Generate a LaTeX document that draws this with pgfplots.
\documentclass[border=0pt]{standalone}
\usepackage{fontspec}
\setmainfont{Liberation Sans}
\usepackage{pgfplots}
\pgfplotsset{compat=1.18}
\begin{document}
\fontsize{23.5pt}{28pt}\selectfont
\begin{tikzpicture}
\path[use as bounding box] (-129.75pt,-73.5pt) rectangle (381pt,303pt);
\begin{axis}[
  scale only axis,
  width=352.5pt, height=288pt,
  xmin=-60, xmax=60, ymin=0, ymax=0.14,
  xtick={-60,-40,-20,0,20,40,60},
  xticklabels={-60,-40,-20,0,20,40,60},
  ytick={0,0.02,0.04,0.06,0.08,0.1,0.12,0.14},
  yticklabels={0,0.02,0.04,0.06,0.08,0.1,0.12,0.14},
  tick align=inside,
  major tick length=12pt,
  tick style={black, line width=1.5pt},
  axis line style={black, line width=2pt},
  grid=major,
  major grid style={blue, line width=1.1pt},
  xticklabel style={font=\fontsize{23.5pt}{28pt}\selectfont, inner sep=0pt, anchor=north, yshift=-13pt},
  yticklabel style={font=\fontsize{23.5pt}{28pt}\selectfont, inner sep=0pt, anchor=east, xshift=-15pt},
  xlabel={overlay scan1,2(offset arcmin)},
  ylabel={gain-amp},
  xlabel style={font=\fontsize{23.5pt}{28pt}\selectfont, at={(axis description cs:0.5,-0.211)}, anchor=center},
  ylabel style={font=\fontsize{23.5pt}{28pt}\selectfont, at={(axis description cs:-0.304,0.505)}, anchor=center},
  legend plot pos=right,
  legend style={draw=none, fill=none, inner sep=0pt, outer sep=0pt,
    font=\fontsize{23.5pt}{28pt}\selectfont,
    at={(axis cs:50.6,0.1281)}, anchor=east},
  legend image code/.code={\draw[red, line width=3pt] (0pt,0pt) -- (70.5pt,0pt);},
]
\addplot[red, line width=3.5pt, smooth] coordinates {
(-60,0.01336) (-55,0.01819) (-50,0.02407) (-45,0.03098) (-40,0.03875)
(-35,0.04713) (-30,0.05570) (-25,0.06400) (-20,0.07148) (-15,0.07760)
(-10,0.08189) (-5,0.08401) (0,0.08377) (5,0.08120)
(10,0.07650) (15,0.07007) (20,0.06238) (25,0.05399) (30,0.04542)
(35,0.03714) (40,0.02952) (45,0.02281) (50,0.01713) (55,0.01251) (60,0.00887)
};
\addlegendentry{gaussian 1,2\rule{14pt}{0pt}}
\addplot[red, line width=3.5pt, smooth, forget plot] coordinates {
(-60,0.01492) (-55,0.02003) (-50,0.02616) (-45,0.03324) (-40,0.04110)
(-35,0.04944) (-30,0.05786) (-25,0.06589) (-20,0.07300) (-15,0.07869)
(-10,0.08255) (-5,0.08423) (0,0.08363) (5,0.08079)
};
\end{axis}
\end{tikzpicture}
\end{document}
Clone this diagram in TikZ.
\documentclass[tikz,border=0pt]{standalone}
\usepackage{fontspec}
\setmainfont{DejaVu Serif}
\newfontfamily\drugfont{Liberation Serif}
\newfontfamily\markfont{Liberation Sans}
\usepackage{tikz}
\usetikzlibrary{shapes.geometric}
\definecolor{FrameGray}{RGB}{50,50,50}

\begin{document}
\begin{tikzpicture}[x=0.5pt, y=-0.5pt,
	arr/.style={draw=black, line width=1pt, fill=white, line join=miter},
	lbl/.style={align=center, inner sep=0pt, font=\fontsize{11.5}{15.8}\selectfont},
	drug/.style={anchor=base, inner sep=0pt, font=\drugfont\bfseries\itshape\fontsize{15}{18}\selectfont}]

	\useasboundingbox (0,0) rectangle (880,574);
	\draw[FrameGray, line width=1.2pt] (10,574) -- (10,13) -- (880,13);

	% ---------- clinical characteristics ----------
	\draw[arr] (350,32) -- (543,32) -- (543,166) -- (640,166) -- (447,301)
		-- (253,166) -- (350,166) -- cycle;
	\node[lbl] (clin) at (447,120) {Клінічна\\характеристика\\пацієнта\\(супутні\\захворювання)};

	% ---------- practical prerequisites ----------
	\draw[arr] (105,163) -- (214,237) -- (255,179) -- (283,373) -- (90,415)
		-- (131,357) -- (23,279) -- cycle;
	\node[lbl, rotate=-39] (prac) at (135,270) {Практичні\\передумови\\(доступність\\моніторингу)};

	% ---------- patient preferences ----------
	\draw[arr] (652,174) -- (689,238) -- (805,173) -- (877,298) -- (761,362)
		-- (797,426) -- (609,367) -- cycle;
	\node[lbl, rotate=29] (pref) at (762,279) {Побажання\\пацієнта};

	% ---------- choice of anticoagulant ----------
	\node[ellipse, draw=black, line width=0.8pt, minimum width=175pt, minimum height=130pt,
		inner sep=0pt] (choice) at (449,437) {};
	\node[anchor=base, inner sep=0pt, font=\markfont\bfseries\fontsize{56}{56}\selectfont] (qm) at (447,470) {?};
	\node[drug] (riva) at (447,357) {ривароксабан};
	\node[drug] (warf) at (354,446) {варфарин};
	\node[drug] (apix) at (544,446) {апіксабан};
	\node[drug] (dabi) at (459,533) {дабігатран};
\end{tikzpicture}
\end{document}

**********

Work instructions:
Every line of the data above should be copied exactly.

Solution to the problem:
Generate a LaTeX document that draws this with pgfplots.
\documentclass[border=0pt]{standalone}
\usepackage{fontspec}
\setmainfont{Liberation Sans}
\usepackage{pgfplots}
\pgfplotsset{compat=1.18}
\begin{document}
\fontsize{23.5pt}{28pt}\selectfont
\begin{tikzpicture}
\path[use as bounding box] (-129.75pt,-73.5pt) rectangle (381pt,303pt);
\begin{axis}[
  scale only axis,
  width=352.5pt, height=288pt,
  xmin=-60, xmax=60, ymin=0, ymax=0.14,
  xtick={-60,-40,-20,0,20,40,60},
  xticklabels={-60,-40,-20,0,20,40,60},
  ytick={0,0.02,0.04,0.06,0.08,0.1,0.12,0.14},
  yticklabels={0,0.02,0.04,0.06,0.08,0.1,0.12,0.14},
  tick align=inside,
  major tick length=12pt,
  tick style={black, line width=1.5pt},
  axis line style={black, line width=2pt},
  grid=major,
  major grid style={blue, line width=1.1pt},
  xticklabel style={font=\fontsize{23.5pt}{28pt}\selectfont, inner sep=0pt, anchor=north, yshift=-13pt},
  yticklabel style={font=\fontsize{23.5pt}{28pt}\selectfont, inner sep=0pt, anchor=east, xshift=-15pt},
  xlabel={overlay scan1,2(offset arcmin)},
  ylabel={gain-amp},
  xlabel style={font=\fontsize{23.5pt}{28pt}\selectfont, at={(axis description cs:0.5,-0.211)}, anchor=center},
  ylabel style={font=\fontsize{23.5pt}{28pt}\selectfont, at={(axis description cs:-0.304,0.505)}, anchor=center},
  legend plot pos=right,
  legend style={draw=none, fill=none, inner sep=0pt, outer sep=0pt,
    font=\fontsize{23.5pt}{28pt}\selectfont,
    at={(axis cs:50.6,0.1281)}, anchor=east},
  legend image code/.code={\draw[red, line width=3pt] (0pt,0pt) -- (70.5pt,0pt);},
]
\addplot[red, line width=3.5pt, smooth] coordinates {
(-60,0.01336) (-55,0.01819) (-50,0.02407) (-45,0.03098) (-40,0.03875)
(-35,0.04713) (-30,0.05570) (-25,0.06400) (-20,0.07148) (-15,0.07760)
(-10,0.08189) (-5,0.08401) (0,0.08377) (5,0.08120)
(10,0.07650) (15,0.07007) (20,0.06238) (25,0.05399) (30,0.04542)
(35,0.03714) (40,0.02952) (45,0.02281) (50,0.01713) (55,0.01251) (60,0.00887)
};
\addlegendentry{gaussian 1,2\rule{14pt}{0pt}}
\addplot[red, line width=3.5pt, smooth, forget plot] coordinates {
(-60,0.01492) (-55,0.02003) (-50,0.02616) (-45,0.03324) (-40,0.04110)
(-35,0.04944) (-30,0.05786) (-25,0.06589) (-20,0.07300) (-15,0.07869)
(-10,0.08255) (-5,0.08423) (0,0.08363) (5,0.08079)
};
\end{axis}
\end{tikzpicture}
\end{document}
Clone this diagram in TikZ.
\documentclass[tikz,border=0pt]{standalone}
\usepackage{fontspec}
\setmainfont{DejaVu Serif}
\newfontfamily\drugfont{Liberation Serif}
\newfontfamily\markfont{Liberation Sans}
\usepackage{tikz}
\usetikzlibrary{shapes.geometric}
\definecolor{FrameGray}{RGB}{50,50,50}

\begin{document}
\begin{tikzpicture}[x=0.5pt, y=-0.5pt,
	arr/.style={draw=black, line width=1pt, fill=white, line join=miter},
	lbl/.style={align=center, inner sep=0pt, font=\fontsize{11.5}{15.8}\selectfont},
	drug/.style={anchor=base, inner sep=0pt, font=\drugfont\bfseries\itshape\fontsize{15}{18}\selectfont}]

	\useasboundingbox (0,0) rectangle (880,574);
	\draw[FrameGray, line width=1.2pt] (10,574) -- (10,13) -- (880,13);

	% ---------- clinical characteristics ----------
	\draw[arr] (350,32) -- (543,32) -- (543,166) -- (640,166) -- (447,301)
		-- (253,166) -- (350,166) -- cycle;
	\node[lbl] (clin) at (447,120) {Клінічна\\характеристика\\пацієнта\\(супутні\\захворювання)};

	% ---------- practical prerequisites ----------
	\draw[arr] (105,163) -- (214,237) -- (255,179) -- (283,373) -- (90,415)
		-- (131,357) -- (23,279) -- cycle;
	\node[lbl, rotate=-39] (prac) at (135,270) {Практичні\\передумови\\(доступність\\моніторингу)};

	% ---------- patient preferences ----------
	\draw[arr] (652,174) -- (689,238) -- (805,173) -- (877,298) -- (761,362)
		-- (797,426) -- (609,367) -- cycle;
	\node[lbl, rotate=29] (pref) at (762,279) {Побажання\\пацієнта};

	% ---------- choice of anticoagulant ----------
	\node[ellipse, draw=black, line width=0.8pt, minimum width=175pt, minimum height=130pt,
		inner sep=0pt] (choice) at (449,437) {};
	\node[anchor=base, inner sep=0pt, font=\markfont\bfseries\fontsize{56}{56}\selectfont] (qm) at (447,470) {?};
	\node[drug] (riva) at (447,357) {ривароксабан};
	\node[drug] (warf) at (354,446) {варфарин};
	\node[drug] (apix) at (544,446) {апіксабан};
	\node[drug] (dabi) at (459,533) {дабігатран};
\end{tikzpicture}
\end{document}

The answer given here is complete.